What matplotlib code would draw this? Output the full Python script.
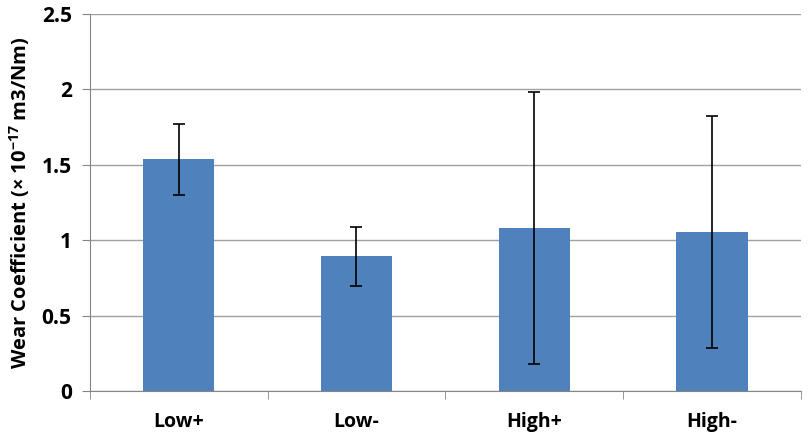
import numpy as np
from matplotlib import pyplot as plt

categories = ["Low+", "Low-", "High+", "High-"]
wear = [1.535, 0.892, 1.080, 1.055]
wear_err = [0.238, 0.193, 0.900, 0.768]

plt.rcParams['font.family'] = ['Open Sans', 'DejaVu Sans']
plt.rcParams['font.weight'] = 'bold'
plt.rcParams['mathtext.fontset'] = 'custom'
plt.rcParams['mathtext.rm'] = 'Open Sans:bold'
plt.rcParams['mathtext.bf'] = 'Open Sans:bold'

fig = plt.figure(figsize=(8.09, 4.34), dpi=100)
ax = fig.add_axes([0.111, 0.099, 0.879, 0.869])

x = np.arange(len(categories))
ax.bar(x, wear, width=0.4, color="#4F81BD", zorder=2)
ax.errorbar(x, wear, yerr=wear_err, fmt='none', ecolor='black',
            elinewidth=1.2, capsize=4.5, capthick=1.2, zorder=3)

# Settings
ax.set_xlim(-0.5, 3.5)
ax.set_ylim(0, 2.5)
ax.set_yticks([0, 0.5, 1, 1.5, 2, 2.5])
ax.set_yticklabels(["0", "0.5", "1", "1.5", "2", "2.5"], fontsize=15, fontweight='bold')
ax.set_xticks(x)
ax.set_xticklabels(categories, fontsize=14, fontweight='bold')
ax.set_xticks(np.arange(-0.5, 4.0, 1.0), minor=True)
ax.tick_params(axis='x', which='major', length=0, pad=15)
ax.tick_params(axis='x', which='minor', length=6, color='#868686', direction='out')
ax.tick_params(axis='y', length=6, color='#868686', pad=7)

ax.grid(axis='y', color='#a0a0a0', linewidth=1.0, zorder=0)
ax.set_axisbelow(True)
for s in ['top', 'right']:
    ax.spines[s].set_visible(False)
for s in ['left', 'bottom']:
    ax.spines[s].set_color('#868686')

ax.set_ylabel(r"Wear Coefficient (× 10$^{-17}$ m3/Nm)", fontsize=14.5, fontweight='bold', labelpad=7)

plt.savefig("out.png", dpi=100)
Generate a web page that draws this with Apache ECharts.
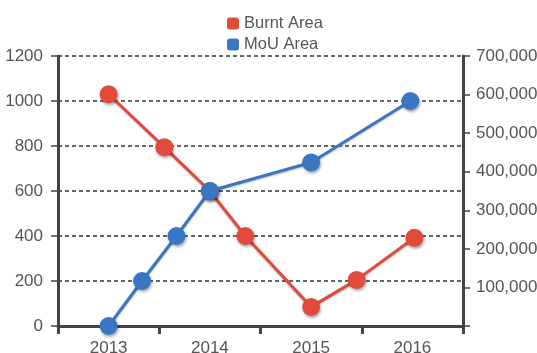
<!DOCTYPE html>
<html>
<head>
<meta charset="utf-8">
<style>
  html, body { margin: 0; padding: 0; background: #ffffff; }
  #chart { width: 537px; height: 353px; }
</style>
<script src="https://cdn.jsdelivr.net/npm/echarts@6/dist/echarts.min.js"></script>
</head>
<body>
<div id="chart"></div>
<script>
// Year categories shown on the x axis
const years = ['2013', '2014', '2015', '2016'];

// Burnt Area (left axis), positions in fractional years
const burntX = [2013, 2013.55, 2014, 2014.35, 2015, 2015.45, 2016.02];
const burntValues = [1030, 795, 600, 400, 85, 205, 392];

// MoU Area (right axis), positions in fractional years
const mouX = [2013, 2013.33, 2013.67, 2014, 2015, 2015.98];
const mouValues = [0, 116667, 233333, 350000, 424000, 583333];

// Axis tick settings
const leftTicks = { min: 0, max: 1200, interval: 200 };
const rightTicks = { min: 0, max: 700000, interval: 100000 };

const FONT = '"Liberation Sans", Arial, Helvetica, sans-serif';
const AXIS_COLOR = '#444444';
const TEXT_COLOR = '#555555';
const RED = '#e04b3b';
const BLUE = '#3b76c2';

const pair = (xs, ys) => xs.map((x, i) => [x, ys[i]]);
const fmtThousands = v => String(v).replace(/\B(?=(\d{3})+(?!\d))/g, ',');

const pointShadow = {
  shadowBlur: 3,
  shadowOffsetX: 1,
  shadowOffsetY: 2,
  shadowColor: 'rgba(0,0,0,0.35)'
};
const lineShadow = { shadowBlur: 2, shadowOffsetY: 1, shadowColor: 'rgba(0,0,0,0.25)' };

const chart = echarts.init(document.getElementById('chart'), null, { renderer: 'canvas' });

chart.setOption({
  animation: false,
  backgroundColor: '#ffffff',
  textStyle: { fontFamily: FONT },
  legend: {
    orient: 'vertical',
    left: 222,
    top: 10,
    icon: 'roundRect',
    itemWidth: 12,
    itemHeight: 12,
    itemGap: 4,
    textStyle: { fontSize: 16.5, color: TEXT_COLOR, fontFamily: FONT },
    data: ['Burnt Area', 'MoU Area']
  },
  grid: { left: 58, right: 74, top: 56, bottom: 27, containLabel: false, outerBoundsMode: 'none' },
  xAxis: [
    {
      type: 'category',
      data: years,
      boundaryGap: true,
      axisLine: { show: true, lineStyle: { color: AXIS_COLOR, width: 3 } },
      axisTick: { show: true, length: 8, alignWithLabel: false, lineStyle: { color: AXIS_COLOR, width: 3 } },
      axisLabel: { fontSize: 17, color: TEXT_COLOR, margin: 14, fontFamily: FONT },
      splitLine: { show: false }
    },
    {
      type: 'value',
      min: 2012.5,
      max: 2016.5,
      show: false,
      splitLine: { show: false }
    }
  ],
  yAxis: [
    {
      type: 'value',
      position: 'left',
      min: leftTicks.min,
      max: leftTicks.max,
      interval: leftTicks.interval,
      axisLine: { show: true, lineStyle: { color: AXIS_COLOR, width: 3 } },
      axisTick: { show: true, length: 7, lineStyle: { color: AXIS_COLOR, width: 1.5 } },
      axisLabel: { fontSize: 17, color: TEXT_COLOR, margin: 15, fontFamily: FONT, formatter: v => String(v) },
      splitLine: { show: true, lineStyle: { color: '#333333', width: 1.5, type: [4, 3] } }
    },
    {
      type: 'value',
      position: 'right',
      min: rightTicks.min,
      max: rightTicks.max,
      interval: rightTicks.interval,
      axisLine: { show: true, lineStyle: { color: AXIS_COLOR, width: 3 } },
      axisTick: { show: true, length: 7, lineStyle: { color: AXIS_COLOR, width: 1.5 } },
      axisLabel: {
        fontSize: 17, color: TEXT_COLOR, margin: 13, fontFamily: FONT, hideOverlap: false,
        formatter: v => (v === 0 ? '' : fmtThousands(v))
      },
      splitLine: { show: false }
    }
  ],
  series: [
    {
      name: 'Burnt Area',
      type: 'line',
      xAxisIndex: 1,
      yAxisIndex: 0,
      data: pair(burntX, burntValues),
      symbol: 'circle',
      symbolSize: 18,
      clip: false,
      lineStyle: Object.assign({ color: RED, width: 3 }, lineShadow),
      itemStyle: Object.assign({ color: RED }, pointShadow),
      z: 2
    },
    {
      name: 'MoU Area',
      type: 'line',
      xAxisIndex: 1,
      yAxisIndex: 1,
      data: pair(mouX, mouValues),
      symbol: 'circle',
      symbolSize: 18,
      clip: false,
      lineStyle: Object.assign({ color: BLUE, width: 3 }, lineShadow),
      itemStyle: Object.assign({ color: BLUE }, pointShadow),
      z: 3
    }
  ]
});
</script>
</body>
</html>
***
◆ **Task requirements**:
Only the lines from the one holding "Generate a web" to the one holding "const burntValues = [1030, 795, 600, 400, 85, 205, 392];" should be returned, both included and exactly as written, with no pictures.

◆ **Result below**:
Generate a web page that draws this with Apache ECharts.
<!DOCTYPE html>
<html>
<head>
<meta charset="utf-8">
<style>
  html, body { margin: 0; padding: 0; background: #ffffff; }
  #chart { width: 537px; height: 353px; }
</style>
<script src="https://cdn.jsdelivr.net/npm/echarts@6/dist/echarts.min.js"></script>
</head>
<body>
<div id="chart"></div>
<script>
// Year categories shown on the x axis
const years = ['2013', '2014', '2015', '2016'];

// Burnt Area (left axis), positions in fractional years
const burntX = [2013, 2013.55, 2014, 2014.35, 2015, 2015.45, 2016.02];
const burntValues = [1030, 795, 600, 400, 85, 205, 392];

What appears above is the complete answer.